Each episode begins evocatively. Patrick McGoohan drives in an open-top car through central London (past the Houses of Parliament, we see). He parks, strides moodily down a dark corridor, slams a resignation letter on a desk (before the days of ending your employment by fax, email or voice message) so hard that a tea cup and saucer rattle (we get it, we’re in England). He drives to Buckingham Place (pictured) and packs a suitcase; only for knock-out gas to pour through the keyhole. Next thing McGooghan, and the viewer, knows, he awakes as ‘The Prisoner’, in ‘The Village’.

Over many hours of television, the questions remain: who is The Prisoner, why is he held in captivity, no matter how pleasant; who are the warders? What do they want? ‘Information,’ an unidentified voice replies to McGoohan, without ever specifying. That ‘The Village’ is the charming and extraordinary creation of Portmeirion adds to the mystery. McGoohan is a number, though he is forever rebelling against that, and seeking to escape, and get his life back (although, will he like it when he does?!). The warders are also numbers, which implies that while they’re in charge, they are as much part of an unfree system as he is.

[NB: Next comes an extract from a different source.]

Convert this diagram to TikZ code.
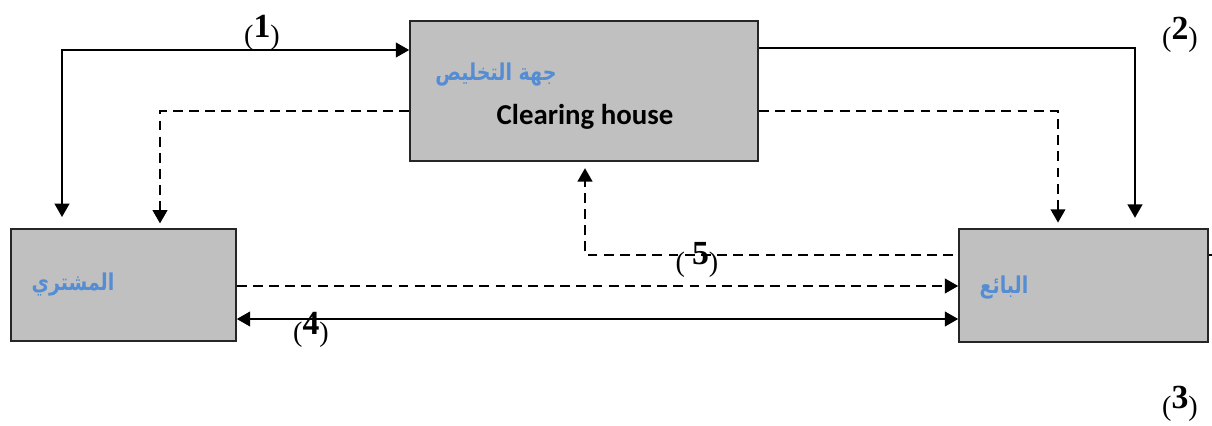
\documentclass[tikz,border=0pt]{standalone}
\usepackage{fontspec}
\setmainfont{Liberation Serif}
\newfontfamily\arabicfont[Script=Arabic]{DejaVu Sans}
\newfontfamily\latinsans{Carlito}
\TeXXeTstate=1
\usetikzlibrary{arrows.meta,backgrounds}
\definecolor{boxgray}{HTML}{C0C0C0}
\definecolor{arblue}{HTML}{548DD4}
% step number: plain parentheses, raised bold digit
\newcommand\steplabel[2][]{(#1\raisebox{0.17cm}{\fontsize{24}{28}\selectfont\textbf{#2}})}
% Arabic name, slightly condensed
\newcommand\arname[1]{\scalebox{0.82}[1]{\beginR #1\endR}}

\begin{document}
\begin{tikzpicture}[x=0.025cm,y=-0.025cm,
  >={Triangle[length=9.5pt,width=10.5pt]},
  box/.style={draw=black!85,line width=1.1pt,fill=boxgray,inner sep=0pt},
  conn/.style={line width=1.3pt},
  dconn/.style={conn,dash pattern=on 7pt off 4.5pt},
  lbl/.style={font=\fontsize{20}{24}\selectfont,inner sep=0pt},
  ar/.style={text=arblue,font=\arabicfont\bfseries\fontsize{16.5}{20}\selectfont,inner sep=0pt}]
\useasboundingbox (0,0) rectangle (1212,426);

% parties
\node[box,minimum width=8.7cm,minimum height=3.5cm] (ch) at (584,91) {};
\node[box,minimum width=5.625cm,minimum height=2.8cm] (buyer) at (123.5,285) {};
\node[box,minimum width=6.225cm,minimum height=2.825cm] (seller) at (1083.5,285.5) {};

\node[ar] (chAr) at (496,75) {\arname{جهة التخليص}};
\node[font=\latinsans\bfseries\fontsize{20.5}{24}\selectfont,inner sep=0pt] (chEn) at (585,117) {Clearing house};
\node[ar] (buyerAr) at (73,285) {\arname{المشتري}};
\node[ar] (sellerAr) at (1004,288) {\arname{البائع}};

% flows between the parties
\begin{scope}[on background layer]
  \draw[conn,<->,shorten <=0.28cm] (buyer.north -| 62,0) |- (ch.west |- 0,50);
  \draw[conn,->,shorten >=0.26cm] (ch.east |- 0,48) -| (seller.north -| 1135,0);
  \draw[dconn,->,shorten >=0.12cm] (ch.west |- 0,111) -| (buyer.north -| 160,0);
  \draw[dconn,->,shorten >=0.14cm] (ch.east |- 0,111) -| (seller.north -| 1058,0);
  \coordinate (edge5) at (1212,255);
  \draw[dconn,->,shorten >=0.16cm] (edge5) -| (ch.south -| 585,0);
  \draw[dconn,->] (buyer.east |- 0,286) -- (seller.west |- 0,286);
  \draw[conn,<->] (buyer.east |- 0,319) -- (seller.west |- 0,319);
\end{scope}

% step numbers
\node[lbl] (n1) at (262,33) {\steplabel{1}};
\node[lbl] (n2) at (1180,35) {\steplabel{2}};
\node[lbl] (n3) at (1180,404) {\steplabel{3}};
\node[lbl] (n4) at (311,330) {\steplabel{4}};
\node[lbl] (n5) at (697,260) {\steplabel[\ ]{5}};
\end{tikzpicture}
\end{document}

Some of the filming, such as when McGoohan and others are supposedly driving cars abroad, is laughably clunky by modern standards; not a patch on the Mission Impossible films. The control room that we regularly see, where operatives monitor closed-circuit television of The Village, is not how monitoring centres have developed. When McGoohan was writing The Prisoner in 1966, CCTV control rooms weren’t yet invented, typically one camera would go to one monitor for one person to view. McGoohan’s stab at imagining the monitoring of a whole ‘Village’ assumed it would replicate how television studio camera operators (the world McGoohan knew) worked.

The setting of Portmeirion was the making of The Prisoner, not only for the details of the man-sized chess board, the mini-mokes, and bicycles with fabric roofs, but the fact that it’s without a fence or visible perimeter keeping people in. Instead, if McGoohan tried to escape across the sand (in north Wales, between Harlech and Porthmadog) a sinister white bubble would pop out of the water (called Rover), whizz along the water or ground and suffocate him.

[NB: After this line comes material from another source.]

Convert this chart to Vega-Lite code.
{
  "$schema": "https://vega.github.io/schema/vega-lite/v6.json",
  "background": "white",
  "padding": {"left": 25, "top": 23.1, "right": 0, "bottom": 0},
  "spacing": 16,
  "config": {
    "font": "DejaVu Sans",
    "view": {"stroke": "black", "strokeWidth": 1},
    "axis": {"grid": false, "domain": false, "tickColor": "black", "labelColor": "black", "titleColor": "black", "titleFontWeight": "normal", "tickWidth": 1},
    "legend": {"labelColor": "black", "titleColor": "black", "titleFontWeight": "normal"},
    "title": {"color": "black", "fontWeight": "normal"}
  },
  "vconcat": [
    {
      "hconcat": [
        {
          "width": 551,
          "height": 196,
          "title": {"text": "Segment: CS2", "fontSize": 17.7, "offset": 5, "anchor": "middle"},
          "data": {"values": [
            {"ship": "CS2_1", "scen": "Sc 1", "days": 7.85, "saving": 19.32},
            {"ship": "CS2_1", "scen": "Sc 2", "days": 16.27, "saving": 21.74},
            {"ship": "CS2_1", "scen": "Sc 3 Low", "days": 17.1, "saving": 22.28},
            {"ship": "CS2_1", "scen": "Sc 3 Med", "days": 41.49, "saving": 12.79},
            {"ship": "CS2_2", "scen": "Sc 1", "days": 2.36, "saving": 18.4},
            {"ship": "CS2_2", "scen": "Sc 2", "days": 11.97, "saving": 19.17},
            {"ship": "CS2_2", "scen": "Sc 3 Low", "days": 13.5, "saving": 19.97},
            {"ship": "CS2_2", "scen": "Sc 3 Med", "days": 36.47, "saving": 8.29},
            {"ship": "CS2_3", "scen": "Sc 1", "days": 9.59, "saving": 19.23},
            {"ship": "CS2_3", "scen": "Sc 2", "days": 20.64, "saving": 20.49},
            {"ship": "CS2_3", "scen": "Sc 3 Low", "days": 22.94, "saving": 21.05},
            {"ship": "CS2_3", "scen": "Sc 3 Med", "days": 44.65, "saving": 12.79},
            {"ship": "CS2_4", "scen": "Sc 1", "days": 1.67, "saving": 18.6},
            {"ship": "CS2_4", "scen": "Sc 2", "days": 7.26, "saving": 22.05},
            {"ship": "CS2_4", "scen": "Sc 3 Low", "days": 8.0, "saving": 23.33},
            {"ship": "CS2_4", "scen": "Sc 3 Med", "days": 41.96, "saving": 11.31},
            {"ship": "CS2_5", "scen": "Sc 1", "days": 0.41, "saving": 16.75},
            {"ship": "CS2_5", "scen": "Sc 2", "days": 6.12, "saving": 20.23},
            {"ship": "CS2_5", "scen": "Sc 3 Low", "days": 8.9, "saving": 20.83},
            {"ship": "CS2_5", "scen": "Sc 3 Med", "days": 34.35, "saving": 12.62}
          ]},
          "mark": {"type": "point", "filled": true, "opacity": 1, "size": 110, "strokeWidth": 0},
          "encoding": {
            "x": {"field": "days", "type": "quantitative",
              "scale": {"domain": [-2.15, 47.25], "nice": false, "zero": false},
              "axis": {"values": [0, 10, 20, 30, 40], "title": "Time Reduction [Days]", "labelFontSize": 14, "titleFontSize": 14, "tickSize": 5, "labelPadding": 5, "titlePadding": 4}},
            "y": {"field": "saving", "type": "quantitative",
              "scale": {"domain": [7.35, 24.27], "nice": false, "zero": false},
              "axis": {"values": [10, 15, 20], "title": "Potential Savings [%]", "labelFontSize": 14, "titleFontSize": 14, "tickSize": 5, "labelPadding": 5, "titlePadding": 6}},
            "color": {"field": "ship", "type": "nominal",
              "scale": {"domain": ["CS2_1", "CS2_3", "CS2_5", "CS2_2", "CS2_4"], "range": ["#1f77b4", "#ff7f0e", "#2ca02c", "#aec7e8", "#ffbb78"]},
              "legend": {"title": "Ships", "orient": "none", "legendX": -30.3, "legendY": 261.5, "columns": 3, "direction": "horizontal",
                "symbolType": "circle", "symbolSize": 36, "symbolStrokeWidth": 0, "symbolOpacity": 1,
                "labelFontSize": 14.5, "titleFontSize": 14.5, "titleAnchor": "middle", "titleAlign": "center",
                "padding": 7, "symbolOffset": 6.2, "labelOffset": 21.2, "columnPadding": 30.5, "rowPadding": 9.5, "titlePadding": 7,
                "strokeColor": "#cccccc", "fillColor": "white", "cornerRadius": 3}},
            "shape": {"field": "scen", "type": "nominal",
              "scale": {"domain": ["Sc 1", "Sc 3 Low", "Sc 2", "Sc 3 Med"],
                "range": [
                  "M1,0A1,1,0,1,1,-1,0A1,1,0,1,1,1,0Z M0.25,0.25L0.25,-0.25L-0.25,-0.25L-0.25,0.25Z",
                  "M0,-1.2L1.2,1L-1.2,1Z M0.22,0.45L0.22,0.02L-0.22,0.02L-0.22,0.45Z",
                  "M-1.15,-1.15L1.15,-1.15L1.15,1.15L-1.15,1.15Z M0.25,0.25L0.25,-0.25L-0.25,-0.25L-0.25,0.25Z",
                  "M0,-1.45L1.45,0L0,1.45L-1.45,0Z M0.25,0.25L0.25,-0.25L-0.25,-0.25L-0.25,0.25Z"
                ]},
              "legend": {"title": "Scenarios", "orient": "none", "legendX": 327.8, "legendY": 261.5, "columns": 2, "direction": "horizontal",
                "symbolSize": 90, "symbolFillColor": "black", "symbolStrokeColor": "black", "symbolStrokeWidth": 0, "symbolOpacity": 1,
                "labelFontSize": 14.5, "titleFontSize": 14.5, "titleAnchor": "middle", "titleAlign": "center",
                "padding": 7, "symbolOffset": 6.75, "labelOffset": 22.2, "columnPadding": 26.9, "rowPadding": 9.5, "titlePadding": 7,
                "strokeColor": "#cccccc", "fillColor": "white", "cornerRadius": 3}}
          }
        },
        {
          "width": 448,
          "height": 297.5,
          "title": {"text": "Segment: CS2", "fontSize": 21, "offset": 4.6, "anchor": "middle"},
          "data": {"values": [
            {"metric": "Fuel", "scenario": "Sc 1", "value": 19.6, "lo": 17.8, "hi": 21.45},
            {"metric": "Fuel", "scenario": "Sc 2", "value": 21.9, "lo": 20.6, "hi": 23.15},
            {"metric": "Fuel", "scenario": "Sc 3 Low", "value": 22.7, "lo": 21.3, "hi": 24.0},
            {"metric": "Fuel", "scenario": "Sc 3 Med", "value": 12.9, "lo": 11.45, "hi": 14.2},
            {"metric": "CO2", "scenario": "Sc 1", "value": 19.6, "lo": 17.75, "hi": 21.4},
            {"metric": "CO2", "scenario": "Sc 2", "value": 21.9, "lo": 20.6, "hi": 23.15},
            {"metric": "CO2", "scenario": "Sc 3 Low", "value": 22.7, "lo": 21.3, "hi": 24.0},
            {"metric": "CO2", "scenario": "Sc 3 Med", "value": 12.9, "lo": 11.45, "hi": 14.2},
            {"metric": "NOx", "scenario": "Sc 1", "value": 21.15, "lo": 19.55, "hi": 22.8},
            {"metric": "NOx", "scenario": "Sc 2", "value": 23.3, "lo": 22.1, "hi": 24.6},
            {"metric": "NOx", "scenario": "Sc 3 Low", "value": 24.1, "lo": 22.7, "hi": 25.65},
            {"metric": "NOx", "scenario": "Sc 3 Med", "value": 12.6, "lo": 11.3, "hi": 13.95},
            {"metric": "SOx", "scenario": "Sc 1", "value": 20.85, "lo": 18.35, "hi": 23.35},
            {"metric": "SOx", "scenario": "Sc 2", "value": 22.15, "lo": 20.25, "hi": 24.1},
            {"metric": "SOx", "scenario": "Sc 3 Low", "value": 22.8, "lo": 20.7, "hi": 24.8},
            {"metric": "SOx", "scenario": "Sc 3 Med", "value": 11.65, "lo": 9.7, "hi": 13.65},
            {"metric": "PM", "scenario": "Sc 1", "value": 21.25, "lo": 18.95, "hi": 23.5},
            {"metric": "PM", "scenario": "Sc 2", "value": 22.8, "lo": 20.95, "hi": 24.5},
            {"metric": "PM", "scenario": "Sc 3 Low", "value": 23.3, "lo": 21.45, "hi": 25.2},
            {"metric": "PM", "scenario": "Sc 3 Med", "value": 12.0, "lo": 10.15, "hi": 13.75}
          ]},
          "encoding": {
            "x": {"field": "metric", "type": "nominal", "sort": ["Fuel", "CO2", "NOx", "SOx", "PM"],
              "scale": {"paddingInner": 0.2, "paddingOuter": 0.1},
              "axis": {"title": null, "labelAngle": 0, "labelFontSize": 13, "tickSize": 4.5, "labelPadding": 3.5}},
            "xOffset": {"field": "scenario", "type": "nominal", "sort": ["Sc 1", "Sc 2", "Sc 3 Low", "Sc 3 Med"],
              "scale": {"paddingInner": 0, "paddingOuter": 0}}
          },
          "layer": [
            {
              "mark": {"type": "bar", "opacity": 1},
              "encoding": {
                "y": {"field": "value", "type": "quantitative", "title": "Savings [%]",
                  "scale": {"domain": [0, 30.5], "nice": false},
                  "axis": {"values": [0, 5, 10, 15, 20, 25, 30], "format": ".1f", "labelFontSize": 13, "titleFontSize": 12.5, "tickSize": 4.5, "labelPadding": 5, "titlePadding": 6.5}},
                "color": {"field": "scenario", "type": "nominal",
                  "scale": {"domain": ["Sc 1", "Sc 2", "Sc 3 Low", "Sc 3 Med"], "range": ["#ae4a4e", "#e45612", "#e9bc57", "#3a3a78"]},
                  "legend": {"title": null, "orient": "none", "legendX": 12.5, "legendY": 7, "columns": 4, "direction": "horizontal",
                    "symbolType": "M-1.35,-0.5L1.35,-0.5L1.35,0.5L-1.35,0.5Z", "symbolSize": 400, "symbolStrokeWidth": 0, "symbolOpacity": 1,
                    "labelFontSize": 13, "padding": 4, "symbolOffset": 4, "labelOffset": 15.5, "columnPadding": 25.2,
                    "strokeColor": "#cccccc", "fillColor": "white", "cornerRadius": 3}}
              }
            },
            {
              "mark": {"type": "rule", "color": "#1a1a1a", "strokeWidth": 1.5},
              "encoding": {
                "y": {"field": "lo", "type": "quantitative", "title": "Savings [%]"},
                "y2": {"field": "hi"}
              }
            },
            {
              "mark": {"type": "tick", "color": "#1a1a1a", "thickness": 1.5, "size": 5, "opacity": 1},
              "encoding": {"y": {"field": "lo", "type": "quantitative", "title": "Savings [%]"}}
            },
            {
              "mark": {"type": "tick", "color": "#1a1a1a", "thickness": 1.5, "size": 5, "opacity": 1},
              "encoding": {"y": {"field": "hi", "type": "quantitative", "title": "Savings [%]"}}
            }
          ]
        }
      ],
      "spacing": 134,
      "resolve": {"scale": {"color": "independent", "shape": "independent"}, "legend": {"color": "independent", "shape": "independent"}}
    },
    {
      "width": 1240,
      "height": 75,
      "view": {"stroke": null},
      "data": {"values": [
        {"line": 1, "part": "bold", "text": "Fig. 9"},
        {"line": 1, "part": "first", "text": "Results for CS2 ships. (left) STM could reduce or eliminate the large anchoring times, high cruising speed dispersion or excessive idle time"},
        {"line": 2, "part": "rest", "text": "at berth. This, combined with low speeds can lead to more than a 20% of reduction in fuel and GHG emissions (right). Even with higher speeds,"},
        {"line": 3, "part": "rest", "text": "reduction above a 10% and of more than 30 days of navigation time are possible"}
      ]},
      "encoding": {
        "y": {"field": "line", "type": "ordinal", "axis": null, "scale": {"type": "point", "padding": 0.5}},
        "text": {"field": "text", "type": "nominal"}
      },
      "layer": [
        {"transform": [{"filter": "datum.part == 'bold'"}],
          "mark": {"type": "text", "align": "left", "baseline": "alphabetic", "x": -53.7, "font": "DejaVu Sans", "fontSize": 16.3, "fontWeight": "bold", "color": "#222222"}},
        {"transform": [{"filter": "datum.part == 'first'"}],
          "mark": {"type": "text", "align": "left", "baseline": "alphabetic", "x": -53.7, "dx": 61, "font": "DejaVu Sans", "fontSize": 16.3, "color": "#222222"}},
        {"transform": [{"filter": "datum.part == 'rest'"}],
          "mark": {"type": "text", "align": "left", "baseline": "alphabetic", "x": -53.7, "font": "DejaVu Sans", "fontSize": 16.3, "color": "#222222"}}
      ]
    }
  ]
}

Such security is counter-intuitive. If the 20th century (and The Prisoner was first screened in 1967 on ITV) has a nightmarish image, it is of the concentration camp: of barbed wire fences, guard towers and harsh lights, keeping prisoners in or even worse exterminating them. The Prisoner subverts that; he and the fellow prisoners have been deprived of their liberty, and even their identities; yet they’re well fed, and clothed; the surrounding countryside is pretty, and nothing appears to physically stand in their way of coming and going. Is it a metaphor for modern society? And if so, exactly what?

While the 1960s at the time and since were in popular memory an era of liberalising – mini-skirts, rock music and the like – you could as easily argue that the 1960s were the opposite, a period of galloping surveillance and telling people what to do generally. All was for our own good and in the name of law and order, of course: the first closed circuit television, eagerly pioneered by the Metropolitan Police; double yellow lines to limit on-street parking (and parking meters, famously noted by Bob Dylan); fluoride in tap water, even.

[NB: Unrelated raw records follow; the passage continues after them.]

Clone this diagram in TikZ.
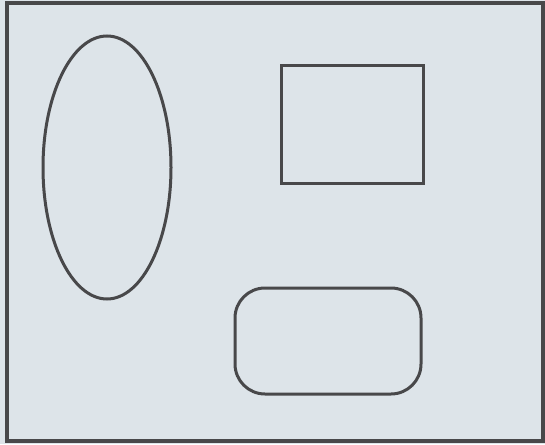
\documentclass[tikz,border=0pt]{standalone}
\usepackage{tikz}
\usetikzlibrary{shapes.geometric}
\definecolor{paper}{RGB}{221,228,233}
\definecolor{ink}{RGB}{72,72,74}

\begin{document}
\begin{tikzpicture}[x=1pt,y=-1pt,
  outline/.style={draw=ink,line width=3pt,inner sep=0pt,outer sep=0pt}]
\useasboundingbox (0,0) rectangle (545,444);
\fill[paper] (0,0) rectangle (545,444);
% frame round the whole sheet
\draw[ink,line width=3.6pt] (7,3) rectangle (543,441);
\node[outline,ellipse,minimum width=128pt,minimum height=263pt] (oval) at (107,167.5){};
\node[outline,rectangle,minimum width=142pt,minimum height=118pt] (box) at (352,124){};
\node[outline,rectangle,rounded corners=30pt,minimum width=186pt,minimum height=106pt] (pill) at (328,341){};
\end{tikzpicture}
\end{document}
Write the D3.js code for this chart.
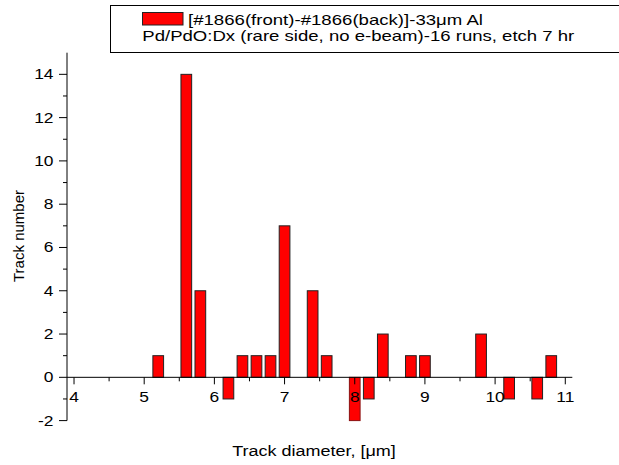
<!DOCTYPE html>
<html><head><meta charset="utf-8">
<script src="https://cdn.jsdelivr.net/npm/d3@7"></script>
<style>
body{margin:0;background:#fff;}
text{font-family:"Liberation Sans",Arial,sans-serif;fill:#000;}
</style></head>
<body>
<svg id="c" width="619" height="465"></svg>
<script>
// ---- data ----
const binCenters = [5.2, 5.6, 5.8, 6.2, 6.4, 6.6, 6.8, 7.0, 7.4, 7.6, 8.0, 8.2, 8.4, 8.8, 9.0, 9.8, 10.2, 10.6, 10.8];
const trackCounts = [1, 14, 4, -1, 1, 1, 1, 7, 4, 1, -2, -1, 2, 1, 1, 2, -1, -1, 1];
const xTickValues = [4, 5, 6, 7, 8, 9, 10, 11];
const yTickValues = [-2, 0, 2, 4, 6, 8, 10, 12, 14];
const legendLine1 = "[#1866(front)-#1866(back)]-33\u03BCm Al";
const legendLine2 = "Pd/PdO:Dx (rare side, no e-beam)-16 runs, etch 7 hr";
const xTitle = "Track diameter, [\u03BCm]";
const yTitle = "Track number";

const svg = d3.select("#c");
const SX = 1.2; // horizontal text stretch seen in reference
const x = d3.scaleLinear().domain([3.9, 11.1]).range([67, 572.3]);
const y = d3.scaleLinear().domain([-2, 15]).range([420.6, 52.7]);
const barW = 0.1668;
const minVal = d3.min(trackCounts);

const data = binCenters.map((c, i) => ({c, v: trackCounts[i]}));

// bars
svg.append("g").selectAll("rect").data(data).join("rect")
  .attr("x", d => x(d.c - barW / 2) + 0.5)
  .attr("width", d => x(d.c + barW / 2) - x(d.c - barW / 2) - 1)
  .attr("y", d => Math.min(y(d.v), y(0)))
  .attr("height", d => Math.abs(y(d.v) - y(0)))
  .attr("fill", "#ff0000")
  .attr("stroke", d => d.v === minVal ? "#8b1010" : "#222")
  .attr("stroke-width", 1);

// x axis at y=0
const y0 = y(0);
const gx = svg.append("g").attr("transform", `translate(0,${y0})`);
gx.append("line").attr("x1", x.range()[0]).attr("x2", x.range()[1]).attr("stroke", "#000");
gx.selectAll("line.maj").data(xTickValues).join("line").attr("class","maj")
  .attr("x1", d => x(d)).attr("x2", d => x(d)).attr("y1", 0).attr("y2", 7).attr("stroke", "#000");
gx.selectAll("line.min").data(xTickValues.slice(0, -1).map(d => d + 0.5)).join("line").attr("class","min")
  .attr("x1", d => x(d)).attr("x2", d => x(d)).attr("y1", 0).attr("y2", 4).attr("stroke", "#000");
gx.selectAll("text").data(xTickValues).join("text")
  .attr("transform", d => `translate(${x(d)},${401.5 - y0}) scale(${SX},1)`)
  .attr("text-anchor", "middle").attr("font-size", 14.5).text(d => d);

// y axis
const xa = x(3.9);
const gy = svg.append("g").attr("transform", `translate(${xa},0)`);
gy.append("line").attr("y1", y.range()[0]).attr("y2", y.range()[1]).attr("stroke", "#000");
gy.selectAll("line.maj").data(yTickValues).join("line").attr("class","maj")
  .attr("y1", d => y(d)).attr("y2", d => y(d)).attr("x1", -8).attr("x2", 0).attr("stroke", "#000");
gy.selectAll("line.min").data(d3.range(-1, 15, 2)).join("line").attr("class","min")
  .attr("y1", d => y(d)).attr("y2", d => y(d)).attr("x1", -4).attr("x2", 0).attr("stroke", "#000");
gy.selectAll("text").data(yTickValues).join("text")
  .attr("transform", d => `translate(-13.5,${y(d) + 5}) scale(${SX},1)`)
  .attr("text-anchor", "end").attr("font-size", 14.5).text(d => d);

// axis titles
svg.append("text").attr("transform", `translate(18.5,236) rotate(-90)`)
  .attr("text-anchor", "middle").attr("dy", "0.35em").attr("font-size", 15).text(yTitle);
svg.append("text").attr("transform", `translate(314,456) scale(${SX},1)`)
  .attr("text-anchor", "middle").attr("font-size", 15).text(xTitle);

// legend
const lg = svg.append("g");
lg.append("rect").attr("x", 110.5).attr("y", 5.5).attr("width", 530).attr("height", 47)
  .attr("fill", "#fff").attr("stroke", "#000");
lg.append("rect").attr("x", 142.5).attr("y", 12.5).attr("width", 40.5).attr("height", 12.5)
  .attr("fill", "#ff0000").attr("stroke", "#222");
lg.append("text").attr("x", 188).attr("y", 24.8).attr("font-size", 14.5)
  .attr("textLength", 295).attr("lengthAdjust", "spacingAndGlyphs").text(legendLine1);
lg.append("text").attr("x", 142.3).attr("y", 41).attr("font-size", 14.5)
  .attr("textLength", 432).attr("lengthAdjust", "spacingAndGlyphs").text(legendLine2);
</script>
</body></html>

Visit where The Prisoner was filmed and the evidence is inconclusive. While Portmeirion has video surveillance cameras at its visitor car park, the site is conspicuously without cameras. Buckingham Place, a few streets from Buckingham Palace, is ironically even closer to the London office of the UK official National Cyber Security Centre, a part of the Government listening agency GCHQ. Most front doors in the street and its neighbours have surveillance cameras, including one Nest, the home automation part of Google. Nest evokes the natural world yet links tech that monitors our lives that was undreamed of in the 1960s (The Prisoner did imagine cordless phones). As ever, truth is stranger than fiction.